Bayhan hemen gözaltına alındı. Kırmızı pasaport, tabii, tutuklanmasını da önleyemedi. İşbirliği içinde olduğu başkaları da yakalandı. Bayhan 15 yıl hapse mahkûm edildi. Cezasının 10 yılını Fransa'da çektikten sonra Türkiye'ye iade edilecek, Türkiye'de de aynı suçtan dolayı 16 yıl hapis cezası alacaktı.

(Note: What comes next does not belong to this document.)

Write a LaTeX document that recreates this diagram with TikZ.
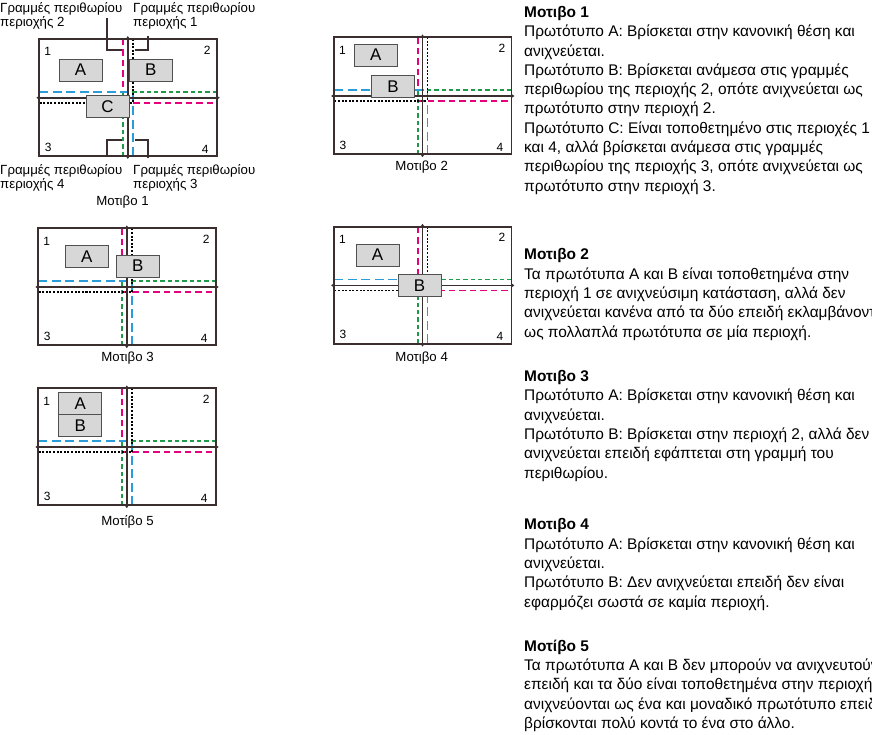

Menton'daki tüm dünya basınına yansıyan 'baz morfin olayı,' Türk parlamentosuyla birlikte Türk kırmızı pasaportlarının da itibarını büyük ölçüde sarstı.
Vize ve sonrası
1970'lerin sonlarına doğru, kırmızı pasaportun ayrıcalığının önemi, gerek dünyadaki genel değişimin, gerek o ayrıcalıktan faydalananların çoğalmasının sonucu olarak, azalmaya devam ediyordu. Buna Menton'daki olay gibi -sadece bizimkilerin değil, başkalarının da karıştığı- diğer olaylar da eklenince, daha da azaldı.
Hatta, bazı yerlerdeki durum bir ara o hale geldi ki, diplomatik pasaportluların bavulları, normal pasaportlulardan daha dikkatle aranmaya başladı.
Bu da, kırmızı pasaportun önemiyle birlikte, ona sahip olma merakını da azalttı.
Ülkemizde o merakın yeniden artması, Türkiye'ye vize koyan ülkelerin artmasının sonucudur.
Vize uygulamasına önce Almanya başladı. Sonra Fransa, Belçika, Hollanda, Lüksemburg, İtalya, İsveç... Derken eski Batı Avrupa'da Türkiye'ye vize koymayan ülke kalmadı.
Vize koyan ülkelerin hepsi olmasa da- bir kısmı, uygulamanın devletler arası ilişkileri zorlaştırmasını önleyecek istisna kuralları koymayı kabul ettiler. Türkiye'nin diplomatlarına, parlamenterlerine ve yüksek memurlarına verilen kırmızı ve yeşil pasaportları vize zorunluluğunun kapsamı dışında tuttular.
Bizde işte, o ayrıcalıklı pasaportları alabilecek olanları belirleyen kanunlar değişti.
1988'deki Pasaport Kanunu değişikliğinden sonra, diplomatik (kırmızı) pasaport alabilecekler arasında, diplomatlardan milletvekillerinden başka, yüksek mahkemelerin başkanları, Genelkurmay Başkanı, orgeneraller ve oramiraller, bakanlıklar müsteşarları, başbakanın baş müşavirleri, eski cumhurbaşkanları, başbakanlar ve dışişleri bakanları ile başka bazı yüksek derecedeki görevliler yer alıyordu.